Requirement - Retype exactly what runs from the first line of the data to the line with "annotations = []", keeping both of those lines and skipping pictures.
· · · ·
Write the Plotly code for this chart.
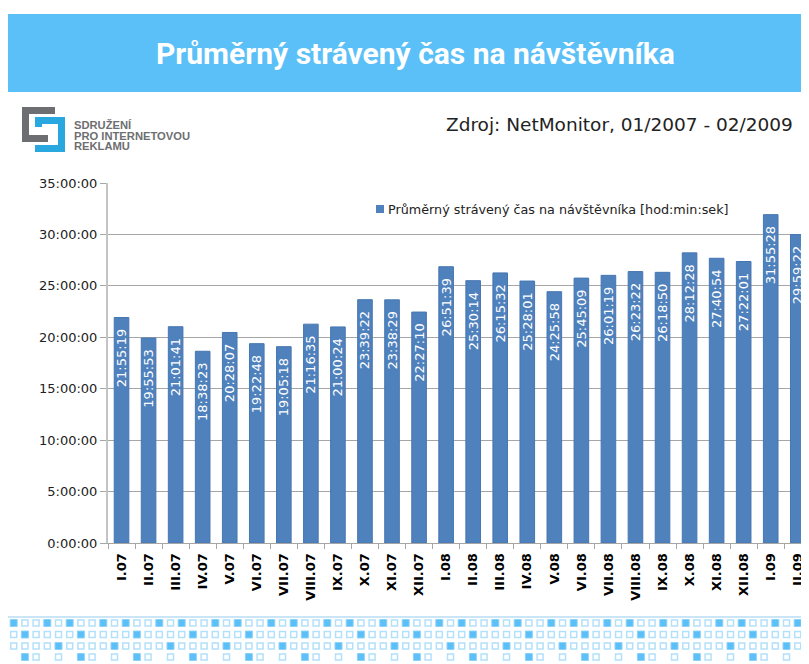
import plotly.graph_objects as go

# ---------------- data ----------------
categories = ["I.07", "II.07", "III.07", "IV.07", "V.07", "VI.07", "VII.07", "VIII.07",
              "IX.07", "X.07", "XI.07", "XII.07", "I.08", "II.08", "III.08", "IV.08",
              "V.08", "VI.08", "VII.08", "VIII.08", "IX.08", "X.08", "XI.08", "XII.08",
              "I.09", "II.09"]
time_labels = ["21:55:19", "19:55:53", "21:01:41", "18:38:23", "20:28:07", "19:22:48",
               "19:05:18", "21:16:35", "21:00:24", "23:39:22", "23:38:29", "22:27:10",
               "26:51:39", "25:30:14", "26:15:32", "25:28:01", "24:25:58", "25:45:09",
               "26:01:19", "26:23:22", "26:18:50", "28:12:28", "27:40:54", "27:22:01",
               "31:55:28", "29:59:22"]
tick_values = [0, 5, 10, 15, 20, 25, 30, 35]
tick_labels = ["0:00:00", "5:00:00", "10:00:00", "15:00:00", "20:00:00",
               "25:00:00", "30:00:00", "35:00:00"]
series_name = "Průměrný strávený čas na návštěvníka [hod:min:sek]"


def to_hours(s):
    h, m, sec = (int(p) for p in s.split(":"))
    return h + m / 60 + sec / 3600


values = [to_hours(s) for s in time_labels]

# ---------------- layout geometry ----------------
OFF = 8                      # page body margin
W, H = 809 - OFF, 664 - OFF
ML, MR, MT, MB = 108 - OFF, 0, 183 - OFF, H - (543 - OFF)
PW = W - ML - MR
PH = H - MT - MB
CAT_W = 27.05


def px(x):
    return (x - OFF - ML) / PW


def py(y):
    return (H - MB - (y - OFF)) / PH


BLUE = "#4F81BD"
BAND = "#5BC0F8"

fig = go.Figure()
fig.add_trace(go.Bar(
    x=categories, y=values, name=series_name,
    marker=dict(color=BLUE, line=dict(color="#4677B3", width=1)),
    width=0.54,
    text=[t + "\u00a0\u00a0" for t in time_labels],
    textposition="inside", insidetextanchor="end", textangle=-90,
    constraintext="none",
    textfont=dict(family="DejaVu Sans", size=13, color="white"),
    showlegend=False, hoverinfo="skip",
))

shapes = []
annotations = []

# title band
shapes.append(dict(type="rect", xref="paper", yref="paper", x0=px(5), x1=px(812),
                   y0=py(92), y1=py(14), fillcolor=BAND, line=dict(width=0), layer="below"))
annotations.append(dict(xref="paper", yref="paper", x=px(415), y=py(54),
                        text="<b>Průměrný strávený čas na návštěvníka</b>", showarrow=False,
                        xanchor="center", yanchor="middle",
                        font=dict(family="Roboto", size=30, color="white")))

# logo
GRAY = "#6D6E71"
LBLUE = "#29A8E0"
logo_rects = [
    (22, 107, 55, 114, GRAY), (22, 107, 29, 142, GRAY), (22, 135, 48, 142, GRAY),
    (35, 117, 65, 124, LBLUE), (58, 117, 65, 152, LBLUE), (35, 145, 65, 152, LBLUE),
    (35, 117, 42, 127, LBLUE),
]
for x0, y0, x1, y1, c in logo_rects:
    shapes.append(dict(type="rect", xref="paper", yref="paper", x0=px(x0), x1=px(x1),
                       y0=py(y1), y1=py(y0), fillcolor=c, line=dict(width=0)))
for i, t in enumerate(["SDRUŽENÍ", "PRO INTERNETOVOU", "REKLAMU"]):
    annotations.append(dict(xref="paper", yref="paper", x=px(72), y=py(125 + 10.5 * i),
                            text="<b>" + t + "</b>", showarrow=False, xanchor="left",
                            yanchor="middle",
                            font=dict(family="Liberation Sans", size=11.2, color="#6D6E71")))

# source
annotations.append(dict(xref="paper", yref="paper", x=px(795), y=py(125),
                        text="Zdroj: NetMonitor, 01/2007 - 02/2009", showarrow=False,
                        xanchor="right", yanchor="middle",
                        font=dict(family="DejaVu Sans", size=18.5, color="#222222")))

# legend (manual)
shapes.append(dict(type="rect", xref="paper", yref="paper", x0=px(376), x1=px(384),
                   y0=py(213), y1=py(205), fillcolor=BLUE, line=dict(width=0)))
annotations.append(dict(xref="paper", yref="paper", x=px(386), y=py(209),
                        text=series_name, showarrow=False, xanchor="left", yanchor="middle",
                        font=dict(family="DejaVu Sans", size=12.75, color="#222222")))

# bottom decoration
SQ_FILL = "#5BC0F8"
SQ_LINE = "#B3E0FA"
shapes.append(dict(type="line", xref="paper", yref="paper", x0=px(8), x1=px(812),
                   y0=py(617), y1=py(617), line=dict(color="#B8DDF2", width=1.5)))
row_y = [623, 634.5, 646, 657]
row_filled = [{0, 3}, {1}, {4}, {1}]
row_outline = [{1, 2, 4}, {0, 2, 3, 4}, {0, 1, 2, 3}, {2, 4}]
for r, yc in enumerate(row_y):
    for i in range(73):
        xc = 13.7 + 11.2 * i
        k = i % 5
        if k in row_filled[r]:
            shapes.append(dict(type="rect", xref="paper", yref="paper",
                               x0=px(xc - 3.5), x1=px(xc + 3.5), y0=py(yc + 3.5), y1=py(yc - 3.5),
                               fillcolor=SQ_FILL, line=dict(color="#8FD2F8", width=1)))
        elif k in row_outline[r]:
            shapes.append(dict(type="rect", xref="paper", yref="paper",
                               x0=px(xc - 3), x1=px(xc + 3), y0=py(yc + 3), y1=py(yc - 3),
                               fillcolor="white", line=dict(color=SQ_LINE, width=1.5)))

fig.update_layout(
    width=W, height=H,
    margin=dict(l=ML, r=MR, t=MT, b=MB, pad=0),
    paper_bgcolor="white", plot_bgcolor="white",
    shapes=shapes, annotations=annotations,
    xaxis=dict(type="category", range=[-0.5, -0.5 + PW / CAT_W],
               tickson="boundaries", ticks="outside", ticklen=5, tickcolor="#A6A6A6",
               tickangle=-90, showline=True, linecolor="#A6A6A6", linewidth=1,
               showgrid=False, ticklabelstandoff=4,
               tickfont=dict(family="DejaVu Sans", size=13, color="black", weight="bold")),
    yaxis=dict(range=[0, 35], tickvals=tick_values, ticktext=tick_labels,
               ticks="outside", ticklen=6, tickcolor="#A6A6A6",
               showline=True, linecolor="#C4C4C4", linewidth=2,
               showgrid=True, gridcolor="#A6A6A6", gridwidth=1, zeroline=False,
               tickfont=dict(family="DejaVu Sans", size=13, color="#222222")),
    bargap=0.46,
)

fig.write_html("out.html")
· · · ·
Result below -
Write the Plotly code for this chart.
import plotly.graph_objects as go

# ---------------- data ----------------
categories = ["I.07", "II.07", "III.07", "IV.07", "V.07", "VI.07", "VII.07", "VIII.07",
              "IX.07", "X.07", "XI.07", "XII.07", "I.08", "II.08", "III.08", "IV.08",
              "V.08", "VI.08", "VII.08", "VIII.08", "IX.08", "X.08", "XI.08", "XII.08",
              "I.09", "II.09"]
time_labels = ["21:55:19", "19:55:53", "21:01:41", "18:38:23", "20:28:07", "19:22:48",
               "19:05:18", "21:16:35", "21:00:24", "23:39:22", "23:38:29", "22:27:10",
               "26:51:39", "25:30:14", "26:15:32", "25:28:01", "24:25:58", "25:45:09",
               "26:01:19", "26:23:22", "26:18:50", "28:12:28", "27:40:54", "27:22:01",
               "31:55:28", "29:59:22"]
tick_values = [0, 5, 10, 15, 20, 25, 30, 35]
tick_labels = ["0:00:00", "5:00:00", "10:00:00", "15:00:00", "20:00:00",
               "25:00:00", "30:00:00", "35:00:00"]
series_name = "Průměrný strávený čas na návštěvníka [hod:min:sek]"


def to_hours(s):
    h, m, sec = (int(p) for p in s.split(":"))
    return h + m / 60 + sec / 3600


values = [to_hours(s) for s in time_labels]

# ---------------- layout geometry ----------------
OFF = 8                      # page body margin
W, H = 809 - OFF, 664 - OFF
ML, MR, MT, MB = 108 - OFF, 0, 183 - OFF, H - (543 - OFF)
PW = W - ML - MR
PH = H - MT - MB
CAT_W = 27.05


def px(x):
    return (x - OFF - ML) / PW


def py(y):
    return (H - MB - (y - OFF)) / PH


BLUE = "#4F81BD"
BAND = "#5BC0F8"

fig = go.Figure()
fig.add_trace(go.Bar(
    x=categories, y=values, name=series_name,
    marker=dict(color=BLUE, line=dict(color="#4677B3", width=1)),
    width=0.54,
    text=[t + "\u00a0\u00a0" for t in time_labels],
    textposition="inside", insidetextanchor="end", textangle=-90,
    constraintext="none",
    textfont=dict(family="DejaVu Sans", size=13, color="white"),
    showlegend=False, hoverinfo="skip",
))

shapes = []
annotations = []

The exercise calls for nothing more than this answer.